Hidup itu hanya satu adanya dari dulu kala sebelum digelarnya jagat sampai sekarang ini dan sampai kapanpun ya hanya satu itu. Dia yang Maha Hidup itu sama sekali tidak mengalami perubahan dan kematian. Tetep langgeng tan kena awah gingsir ing kahanan jati. Dialah yang kita sebut sebagai Dzat Allah.
Dengan  adanya Dzat Yang Maha Hidup ini, maka muncullah kehidupan manusia, hewan, tumbuh-tumbuhan pada hakikatnya tidak hidup. Buktinya manusia, hewan tumbuh-tumbuhan masih mengalami mati. Bukankah hidup itu langgeng?

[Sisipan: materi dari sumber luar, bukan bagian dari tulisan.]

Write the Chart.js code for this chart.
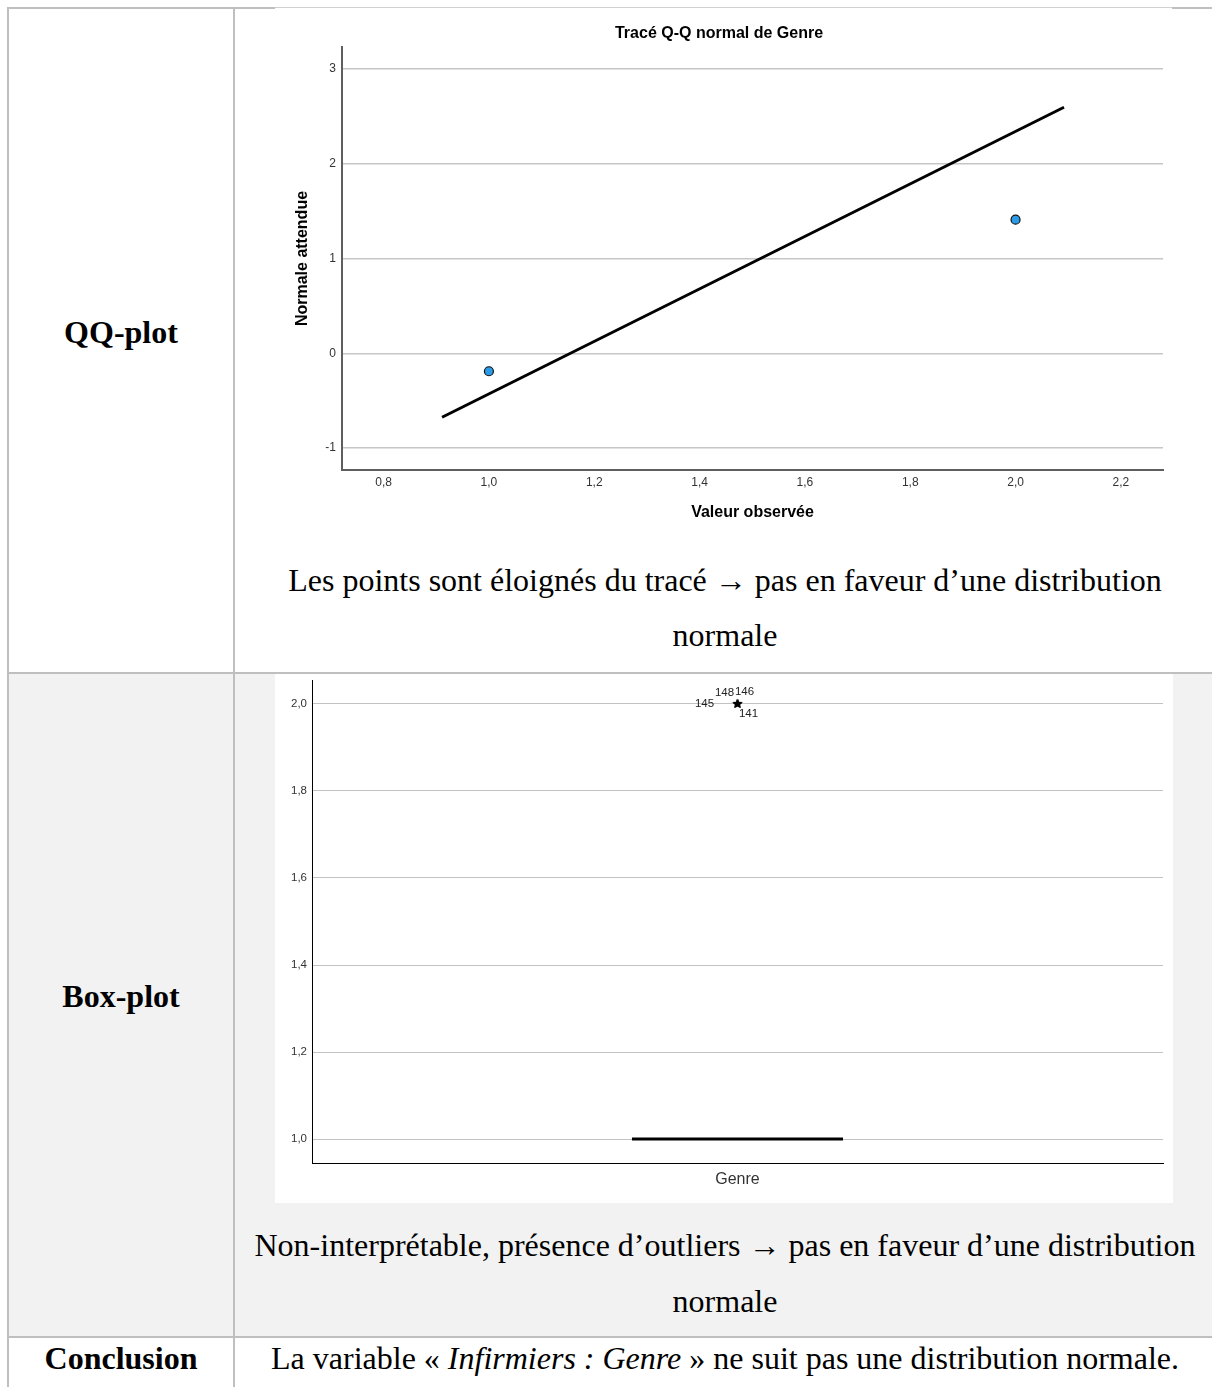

  Dengan  demikian yang hidup hanyalah Allah semata, manusia bisa bergerak, beraktifitas demikian pula dengan makhluq yang lain. Karena bersamaan dengan sifat Hayatnya Allah. Dengan kata lain Allah menampakkan sifat hayatnya ini pada manusia dan semua makhluqnya. Karena Hidup adalah Hidup-Nya Allah maka kembalinya harus kepada Allah. Jika tidak demikian berarti tersesat namanya. Wallaahu ‘alam.